Entries with chart source code:
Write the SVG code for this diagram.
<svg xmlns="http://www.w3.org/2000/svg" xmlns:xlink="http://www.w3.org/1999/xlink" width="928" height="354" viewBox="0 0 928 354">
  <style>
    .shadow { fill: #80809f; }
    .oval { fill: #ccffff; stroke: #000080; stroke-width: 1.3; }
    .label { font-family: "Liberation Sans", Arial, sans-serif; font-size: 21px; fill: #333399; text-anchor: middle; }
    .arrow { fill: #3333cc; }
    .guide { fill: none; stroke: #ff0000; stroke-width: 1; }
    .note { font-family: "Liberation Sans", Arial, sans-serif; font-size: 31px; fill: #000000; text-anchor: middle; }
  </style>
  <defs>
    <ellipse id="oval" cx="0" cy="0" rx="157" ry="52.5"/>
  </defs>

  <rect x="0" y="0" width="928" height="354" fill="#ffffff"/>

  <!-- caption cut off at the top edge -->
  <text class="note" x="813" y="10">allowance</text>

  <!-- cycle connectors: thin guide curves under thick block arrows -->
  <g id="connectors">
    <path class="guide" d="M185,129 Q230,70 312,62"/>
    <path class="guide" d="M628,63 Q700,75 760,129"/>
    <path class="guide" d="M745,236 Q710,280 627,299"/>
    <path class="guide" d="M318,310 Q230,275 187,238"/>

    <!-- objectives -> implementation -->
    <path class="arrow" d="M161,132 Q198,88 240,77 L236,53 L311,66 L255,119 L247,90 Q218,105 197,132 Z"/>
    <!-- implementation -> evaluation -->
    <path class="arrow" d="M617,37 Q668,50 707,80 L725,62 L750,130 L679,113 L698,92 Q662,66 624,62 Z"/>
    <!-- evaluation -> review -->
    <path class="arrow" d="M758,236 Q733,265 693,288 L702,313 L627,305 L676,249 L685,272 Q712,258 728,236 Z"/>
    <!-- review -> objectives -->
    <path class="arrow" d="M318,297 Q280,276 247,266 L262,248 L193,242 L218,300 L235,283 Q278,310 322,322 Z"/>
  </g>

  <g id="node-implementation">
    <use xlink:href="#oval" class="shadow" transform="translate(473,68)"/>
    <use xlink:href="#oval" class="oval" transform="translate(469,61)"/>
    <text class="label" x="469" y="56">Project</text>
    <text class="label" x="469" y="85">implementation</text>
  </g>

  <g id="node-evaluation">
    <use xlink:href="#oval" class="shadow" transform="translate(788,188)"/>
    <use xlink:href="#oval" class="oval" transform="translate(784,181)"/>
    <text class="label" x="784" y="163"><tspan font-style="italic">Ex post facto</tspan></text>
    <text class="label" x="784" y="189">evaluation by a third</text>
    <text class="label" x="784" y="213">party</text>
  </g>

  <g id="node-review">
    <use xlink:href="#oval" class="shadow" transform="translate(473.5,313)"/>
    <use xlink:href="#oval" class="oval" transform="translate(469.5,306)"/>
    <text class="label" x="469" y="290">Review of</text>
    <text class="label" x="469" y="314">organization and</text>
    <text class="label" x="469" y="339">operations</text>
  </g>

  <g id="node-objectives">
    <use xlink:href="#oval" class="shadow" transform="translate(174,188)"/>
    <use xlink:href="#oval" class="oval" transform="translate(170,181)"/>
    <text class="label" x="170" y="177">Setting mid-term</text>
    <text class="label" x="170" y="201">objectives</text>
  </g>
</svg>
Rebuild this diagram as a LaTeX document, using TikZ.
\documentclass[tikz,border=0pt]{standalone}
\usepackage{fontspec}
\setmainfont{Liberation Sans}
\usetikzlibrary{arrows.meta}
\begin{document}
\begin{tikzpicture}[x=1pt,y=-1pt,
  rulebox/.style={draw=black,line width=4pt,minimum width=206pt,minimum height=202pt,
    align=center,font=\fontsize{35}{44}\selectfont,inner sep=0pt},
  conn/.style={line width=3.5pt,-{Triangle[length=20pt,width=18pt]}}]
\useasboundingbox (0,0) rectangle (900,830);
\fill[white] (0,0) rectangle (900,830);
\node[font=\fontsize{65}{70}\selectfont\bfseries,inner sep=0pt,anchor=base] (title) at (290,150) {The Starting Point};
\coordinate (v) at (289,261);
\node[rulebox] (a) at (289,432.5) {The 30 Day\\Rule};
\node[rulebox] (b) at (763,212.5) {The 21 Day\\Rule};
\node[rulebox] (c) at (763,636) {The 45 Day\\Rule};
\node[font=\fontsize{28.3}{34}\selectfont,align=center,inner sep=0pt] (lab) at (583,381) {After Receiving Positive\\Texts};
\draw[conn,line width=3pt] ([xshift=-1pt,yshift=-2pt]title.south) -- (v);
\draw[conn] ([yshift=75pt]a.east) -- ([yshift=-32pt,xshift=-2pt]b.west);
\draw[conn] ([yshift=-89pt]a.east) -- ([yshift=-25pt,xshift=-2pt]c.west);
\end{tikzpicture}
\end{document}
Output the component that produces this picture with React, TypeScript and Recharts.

STATED PROBLEM:
Repeat every line of the records above exactly.

WORKED SOLUTION:
Write the SVG code for this diagram.
<svg xmlns="http://www.w3.org/2000/svg" xmlns:xlink="http://www.w3.org/1999/xlink" width="928" height="354" viewBox="0 0 928 354">
  <style>
    .shadow { fill: #80809f; }
    .oval { fill: #ccffff; stroke: #000080; stroke-width: 1.3; }
    .label { font-family: "Liberation Sans", Arial, sans-serif; font-size: 21px; fill: #333399; text-anchor: middle; }
    .arrow { fill: #3333cc; }
    .guide { fill: none; stroke: #ff0000; stroke-width: 1; }
    .note { font-family: "Liberation Sans", Arial, sans-serif; font-size: 31px; fill: #000000; text-anchor: middle; }
  </style>
  <defs>
    <ellipse id="oval" cx="0" cy="0" rx="157" ry="52.5"/>
  </defs>

  <rect x="0" y="0" width="928" height="354" fill="#ffffff"/>

  <!-- caption cut off at the top edge -->
  <text class="note" x="813" y="10">allowance</text>

  <!-- cycle connectors: thin guide curves under thick block arrows -->
  <g id="connectors">
    <path class="guide" d="M185,129 Q230,70 312,62"/>
    <path class="guide" d="M628,63 Q700,75 760,129"/>
    <path class="guide" d="M745,236 Q710,280 627,299"/>
    <path class="guide" d="M318,310 Q230,275 187,238"/>

    <!-- objectives -> implementation -->
    <path class="arrow" d="M161,132 Q198,88 240,77 L236,53 L311,66 L255,119 L247,90 Q218,105 197,132 Z"/>
    <!-- implementation -> evaluation -->
    <path class="arrow" d="M617,37 Q668,50 707,80 L725,62 L750,130 L679,113 L698,92 Q662,66 624,62 Z"/>
    <!-- evaluation -> review -->
    <path class="arrow" d="M758,236 Q733,265 693,288 L702,313 L627,305 L676,249 L685,272 Q712,258 728,236 Z"/>
    <!-- review -> objectives -->
    <path class="arrow" d="M318,297 Q280,276 247,266 L262,248 L193,242 L218,300 L235,283 Q278,310 322,322 Z"/>
  </g>

  <g id="node-implementation">
    <use xlink:href="#oval" class="shadow" transform="translate(473,68)"/>
    <use xlink:href="#oval" class="oval" transform="translate(469,61)"/>
    <text class="label" x="469" y="56">Project</text>
    <text class="label" x="469" y="85">implementation</text>
  </g>

  <g id="node-evaluation">
    <use xlink:href="#oval" class="shadow" transform="translate(788,188)"/>
    <use xlink:href="#oval" class="oval" transform="translate(784,181)"/>
    <text class="label" x="784" y="163"><tspan font-style="italic">Ex post facto</tspan></text>
    <text class="label" x="784" y="189">evaluation by a third</text>
    <text class="label" x="784" y="213">party</text>
  </g>

  <g id="node-review">
    <use xlink:href="#oval" class="shadow" transform="translate(473.5,313)"/>
    <use xlink:href="#oval" class="oval" transform="translate(469.5,306)"/>
    <text class="label" x="469" y="290">Review of</text>
    <text class="label" x="469" y="314">organization and</text>
    <text class="label" x="469" y="339">operations</text>
  </g>

  <g id="node-objectives">
    <use xlink:href="#oval" class="shadow" transform="translate(174,188)"/>
    <use xlink:href="#oval" class="oval" transform="translate(170,181)"/>
    <text class="label" x="170" y="177">Setting mid-term</text>
    <text class="label" x="170" y="201">objectives</text>
  </g>
</svg>
Rebuild this diagram as a LaTeX document, using TikZ.
\documentclass[tikz,border=0pt]{standalone}
\usepackage{fontspec}
\setmainfont{Liberation Sans}
\usetikzlibrary{arrows.meta}
\begin{document}
\begin{tikzpicture}[x=1pt,y=-1pt,
  rulebox/.style={draw=black,line width=4pt,minimum width=206pt,minimum height=202pt,
    align=center,font=\fontsize{35}{44}\selectfont,inner sep=0pt},
  conn/.style={line width=3.5pt,-{Triangle[length=20pt,width=18pt]}}]
\useasboundingbox (0,0) rectangle (900,830);
\fill[white] (0,0) rectangle (900,830);
\node[font=\fontsize{65}{70}\selectfont\bfseries,inner sep=0pt,anchor=base] (title) at (290,150) {The Starting Point};
\coordinate (v) at (289,261);
\node[rulebox] (a) at (289,432.5) {The 30 Day\\Rule};
\node[rulebox] (b) at (763,212.5) {The 21 Day\\Rule};
\node[rulebox] (c) at (763,636) {The 45 Day\\Rule};
\node[font=\fontsize{28.3}{34}\selectfont,align=center,inner sep=0pt] (lab) at (583,381) {After Receiving Positive\\Texts};
\draw[conn,line width=3pt] ([xshift=-1pt,yshift=-2pt]title.south) -- (v);
\draw[conn] ([yshift=75pt]a.east) -- ([yshift=-32pt,xshift=-2pt]b.west);
\draw[conn] ([yshift=-89pt]a.east) -- ([yshift=-25pt,xshift=-2pt]c.west);
\end{tikzpicture}
\end{document}
Output the component that produces this picture with React, TypeScript and Recharts.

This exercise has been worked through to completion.